**Data block**:

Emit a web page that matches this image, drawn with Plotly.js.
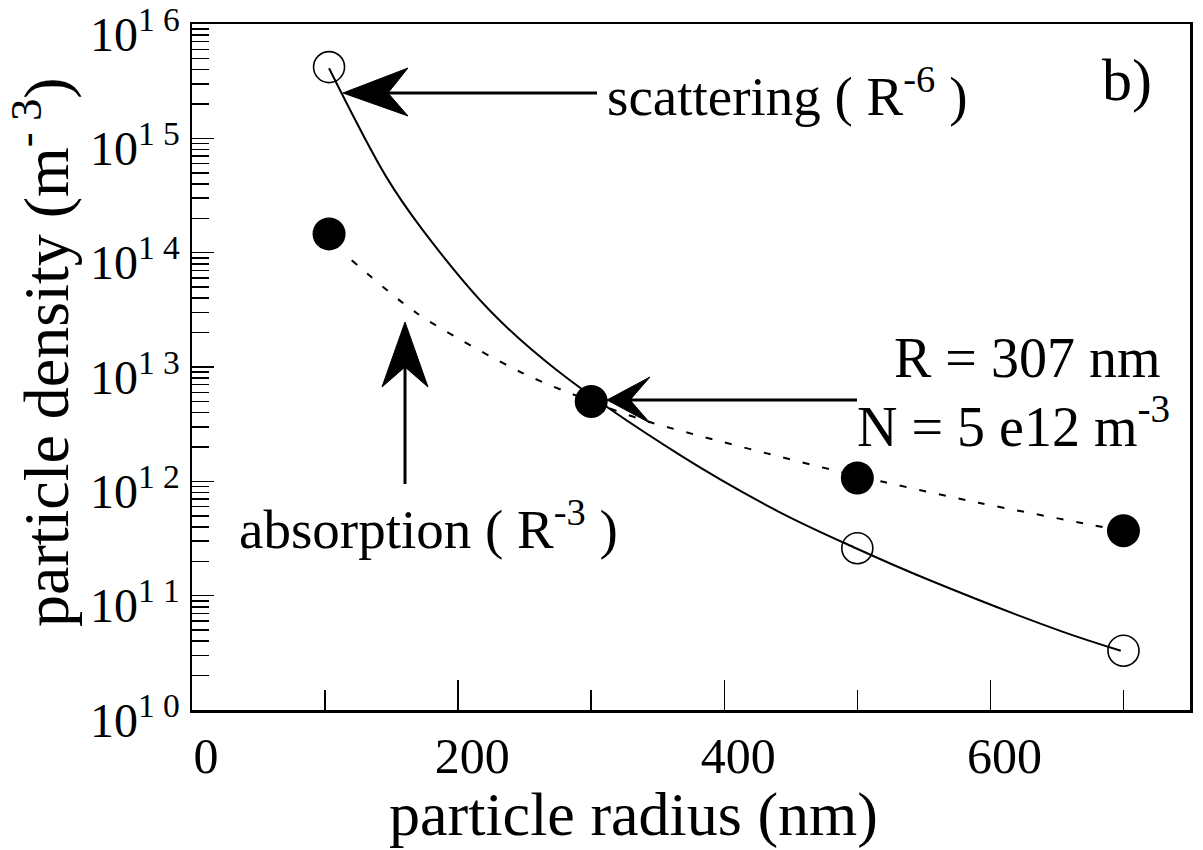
<!DOCTYPE html>
<html><head><meta charset="utf-8">
<script src="https://cdn.plot.ly/plotly-3.0.1.min.js"></script>
<style>html,body{margin:0;padding:0;background:#fff}</style>
</head><body><div id="chart" style="width:1203px;height:850px"></div>
<script>
// ---- data ----
const scatterPointsR = [103, 500, 700];
const scatterPointsN = [4.2e15, 2.6e11, 3.3e10];
const absorbPointsR = [103, 300, 500, 700];
const absorbPointsN = [1.46e14, 5.0e12, 1.07e12, 3.7e11];
const scatterFitR = [103, 146, 173, 224, 274, 368, 440, 499, 554, 653, 698];
const scatterFitN = [4.1e15, 4.6e14, 1.6e14, 3.1e13, 9.4e12, 1.66e12, 5.5e11, 2.6e11, 1.37e11, 4.9e10, 3.3e10];
const absorbFitR = [120, 169, 248, 300, 344, 481, 521, 591, 674, 698];
const absorbFitN = [8.6e13, 2.95e13, 8.9e12, 5.0e12, 3.3e12, 1.26e12, 9.8e11, 6.5e11, 4.2e11, 3.7e11];
const xTickVals = [0, 200, 400, 600];
const yTickExps = [10, 11, 12, 13, 14, 15, 16];
const yTickText = yTickExps.map(e => '10<sup>' + String(e).split('').join(' ') + '</sup>');

// ---- layout geometry ----
const W = 1203, H = 850;
const L = 192, R = 1190, T = 24, B = 710;
const FONT = 'Liberation Serif, Times New Roman, serif';
const px2paper = (x, y) => [(x - L) / (R - L), (B - y) / (B - T)];
function headPath(tip, b1, notch, b2) {
  const p = [tip, b1, notch, b2].map(q => px2paper(q[0], q[1]));
  return 'M' + p.map(q => q[0].toFixed(5) + ',' + q[1].toFixed(5)).join(' L') + ' Z';
}
function lineShape(x0, y0, x1, y1, w) {
  const a = px2paper(x0, y0), b = px2paper(x1, y1);
  return {type: 'line', xref: 'paper', yref: 'paper', x0: a[0], y0: a[1], x1: b[0], y1: b[1],
          line: {color: '#000', width: w}};
}
function headShape(tip, b1, notch, b2) {
  return {type: 'path', xref: 'paper', yref: 'paper', path: headPath(tip, b1, notch, b2),
          fillcolor: '#000', line: {color: '#000', width: 1}};
}

const minorY = [];
for (let e = 10; e < 16; e++) for (let k = 2; k <= 9; k++) minorY.push(k * Math.pow(10, e));

const traces = [
  {x: scatterFitR, y: scatterFitN, mode: 'lines', line: {color: '#000', width: 2, shape: 'spline', smoothing: 1},
   hoverinfo: 'skip', showlegend: false},
  {x: absorbFitR, y: absorbFitN, mode: 'lines', line: {color: '#000', width: 2, dash: '7px,13px', shape: 'spline', smoothing: 0.8},
   hoverinfo: 'skip', showlegend: false},
  {x: scatterPointsR, y: scatterPointsN, mode: 'markers',
   marker: {symbol: 'circle-open', size: 31, color: '#000', line: {width: 1.6, color: '#000'}}, showlegend: false},
  {x: absorbPointsR, y: absorbPointsN, mode: 'markers',
   marker: {symbol: 'circle', size: 33, color: '#000', line: {width: 0}}, showlegend: false}
];

const ann = (text, x, y, size, xanchor) => ({text, xref: 'paper', yref: 'paper',
  x: px2paper(x, y)[0], y: px2paper(x, y)[1], xanchor: xanchor || 'center', yanchor: 'middle',
  showarrow: false, font: {family: FONT, size, color: '#000'}});

const layout = {
  width: W, height: H,
  margin: {l: L, r: W - R, t: T, b: H - B, pad: 0},
  paper_bgcolor: '#fff', plot_bgcolor: '#fff',
  font: {family: FONT, color: '#000'},
  showlegend: false,
  xaxis: {range: [0, 750], tickvals: xTickVals, ticks: 'inside', ticklen: 30, tickwidth: 1.5, tickcolor: '#000',
          showgrid: false, zeroline: false, showline: true, linewidth: 2.5, linecolor: '#000', mirror: true,
          tickfont: {family: FONT, size: 50, color: '#000'}, ticklabelshift: 14, ticklabeloverflow: 'allow',
          minor: {dtick: 100, tick0: 0, ticks: 'inside', ticklen: 20, tickwidth: 1.5, tickcolor: '#000', showgrid: false}},
  yaxis: {type: 'log', range: [10, 16], tickvals: yTickExps.map(e => Math.pow(10, e)), ticktext: yTickText,
          ticks: 'inside', ticklen: 22, tickwidth: 1.5, tickcolor: '#000',
          showgrid: false, zeroline: false, showline: true, linewidth: 2.5, linecolor: '#000', mirror: true,
          tickfont: {family: FONT, size: 48, color: '#000'}, ticklabelshift: 10, ticklabeloverflow: 'allow',
          minor: {tickvals: minorY, ticks: 'inside', ticklen: 17, tickwidth: 1.5, tickcolor: '#000', showgrid: false}},
  annotations: [
    ann('particle radius (nm)', 633, 814, 62),
    Object.assign(ann('particle density (m<sup>- 3</sup>)', 41, 352, 64), {textangle: -90}),
    ann('scattering ( R<sup>-6</sup> )', 605, 93, 55, 'left'),
    ann('b)', 1127, 80, 60),
    ann('R = 307 nm', 1027, 358, 56),
    ann('N = 5 e12 m<sup>-3</sup>', 855, 422, 56, 'left'),
    ann('absorption ( R<sup>-3</sup> )', 237, 525, 55, 'left')
  ],
  shapes: [
    lineShape(388, 93, 597, 93, 3),
    headShape([343, 93], [408, 68], [388, 93], [408, 116]),
    lineShape(628, 400, 857, 400, 3),
    headShape([607, 400], [650, 377], [630, 400], [650, 423]),
    lineShape(405, 365, 405, 484, 3),
    headShape([405, 322], [382, 387], [405, 367], [428, 387])
  ]
};

Plotly.newPlot('chart', traces, layout, {displayModeBar: false, staticPlot: true});
</script></body></html>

**Task prompt**: Drop the images and repeat the data exactly.

**Completed task**:
Emit a web page that matches this image, drawn with Plotly.js.
<!DOCTYPE html>
<html><head><meta charset="utf-8">
<script src="https://cdn.plot.ly/plotly-3.0.1.min.js"></script>
<style>html,body{margin:0;padding:0;background:#fff}</style>
</head><body><div id="chart" style="width:1203px;height:850px"></div>
<script>
// ---- data ----
const scatterPointsR = [103, 500, 700];
const scatterPointsN = [4.2e15, 2.6e11, 3.3e10];
const absorbPointsR = [103, 300, 500, 700];
const absorbPointsN = [1.46e14, 5.0e12, 1.07e12, 3.7e11];
const scatterFitR = [103, 146, 173, 224, 274, 368, 440, 499, 554, 653, 698];
const scatterFitN = [4.1e15, 4.6e14, 1.6e14, 3.1e13, 9.4e12, 1.66e12, 5.5e11, 2.6e11, 1.37e11, 4.9e10, 3.3e10];
const absorbFitR = [120, 169, 248, 300, 344, 481, 521, 591, 674, 698];
const absorbFitN = [8.6e13, 2.95e13, 8.9e12, 5.0e12, 3.3e12, 1.26e12, 9.8e11, 6.5e11, 4.2e11, 3.7e11];
const xTickVals = [0, 200, 400, 600];
const yTickExps = [10, 11, 12, 13, 14, 15, 16];
const yTickText = yTickExps.map(e => '10<sup>' + String(e).split('').join(' ') + '</sup>');

// ---- layout geometry ----
const W = 1203, H = 850;
const L = 192, R = 1190, T = 24, B = 710;
const FONT = 'Liberation Serif, Times New Roman, serif';
const px2paper = (x, y) => [(x - L) / (R - L), (B - y) / (B - T)];
function headPath(tip, b1, notch, b2) {
  const p = [tip, b1, notch, b2].map(q => px2paper(q[0], q[1]));
  return 'M' + p.map(q => q[0].toFixed(5) + ',' + q[1].toFixed(5)).join(' L') + ' Z';
}
function lineShape(x0, y0, x1, y1, w) {
  const a = px2paper(x0, y0), b = px2paper(x1, y1);
  return {type: 'line', xref: 'paper', yref: 'paper', x0: a[0], y0: a[1], x1: b[0], y1: b[1],
          line: {color: '#000', width: w}};
}
function headShape(tip, b1, notch, b2) {
  return {type: 'path', xref: 'paper', yref: 'paper', path: headPath(tip, b1, notch, b2),
          fillcolor: '#000', line: {color: '#000', width: 1}};
}

const minorY = [];
for (let e = 10; e < 16; e++) for (let k = 2; k <= 9; k++) minorY.push(k * Math.pow(10, e));

const traces = [
  {x: scatterFitR, y: scatterFitN, mode: 'lines', line: {color: '#000', width: 2, shape: 'spline', smoothing: 1},
   hoverinfo: 'skip', showlegend: false},
  {x: absorbFitR, y: absorbFitN, mode: 'lines', line: {color: '#000', width: 2, dash: '7px,13px', shape: 'spline', smoothing: 0.8},
   hoverinfo: 'skip', showlegend: false},
  {x: scatterPointsR, y: scatterPointsN, mode: 'markers',
   marker: {symbol: 'circle-open', size: 31, color: '#000', line: {width: 1.6, color: '#000'}}, showlegend: false},
  {x: absorbPointsR, y: absorbPointsN, mode: 'markers',
   marker: {symbol: 'circle', size: 33, color: '#000', line: {width: 0}}, showlegend: false}
];

const ann = (text, x, y, size, xanchor) => ({text, xref: 'paper', yref: 'paper',
  x: px2paper(x, y)[0], y: px2paper(x, y)[1], xanchor: xanchor || 'center', yanchor: 'middle',
  showarrow: false, font: {family: FONT, size, color: '#000'}});

const layout = {
  width: W, height: H,
  margin: {l: L, r: W - R, t: T, b: H - B, pad: 0},
  paper_bgcolor: '#fff', plot_bgcolor: '#fff',
  font: {family: FONT, color: '#000'},
  showlegend: false,
  xaxis: {range: [0, 750], tickvals: xTickVals, ticks: 'inside', ticklen: 30, tickwidth: 1.5, tickcolor: '#000',
          showgrid: false, zeroline: false, showline: true, linewidth: 2.5, linecolor: '#000', mirror: true,
          tickfont: {family: FONT, size: 50, color: '#000'}, ticklabelshift: 14, ticklabeloverflow: 'allow',
          minor: {dtick: 100, tick0: 0, ticks: 'inside', ticklen: 20, tickwidth: 1.5, tickcolor: '#000', showgrid: false}},
  yaxis: {type: 'log', range: [10, 16], tickvals: yTickExps.map(e => Math.pow(10, e)), ticktext: yTickText,
          ticks: 'inside', ticklen: 22, tickwidth: 1.5, tickcolor: '#000',
          showgrid: false, zeroline: false, showline: true, linewidth: 2.5, linecolor: '#000', mirror: true,
          tickfont: {family: FONT, size: 48, color: '#000'}, ticklabelshift: 10, ticklabeloverflow: 'allow',
          minor: {tickvals: minorY, ticks: 'inside', ticklen: 17, tickwidth: 1.5, tickcolor: '#000', showgrid: false}},
  annotations: [
    ann('particle radius (nm)', 633, 814, 62),
    Object.assign(ann('particle density (m<sup>- 3</sup>)', 41, 352, 64), {textangle: -90}),
    ann('scattering ( R<sup>-6</sup> )', 605, 93, 55, 'left'),
    ann('b)', 1127, 80, 60),
    ann('R = 307 nm', 1027, 358, 56),
    ann('N = 5 e12 m<sup>-3</sup>', 855, 422, 56, 'left'),
    ann('absorption ( R<sup>-3</sup> )', 237, 525, 55, 'left')
  ],
  shapes: [
    lineShape(388, 93, 597, 93, 3),
    headShape([343, 93], [408, 68], [388, 93], [408, 116]),
    lineShape(628, 400, 857, 400, 3),
    headShape([607, 400], [650, 377], [630, 400], [650, 423]),
    lineShape(405, 365, 405, 484, 3),
    headShape([405, 322], [382, 387], [405, 367], [428, 387])
  ]
};

Plotly.newPlot('chart', traces, layout, {displayModeBar: false, staticPlot: true});
</script></body></html>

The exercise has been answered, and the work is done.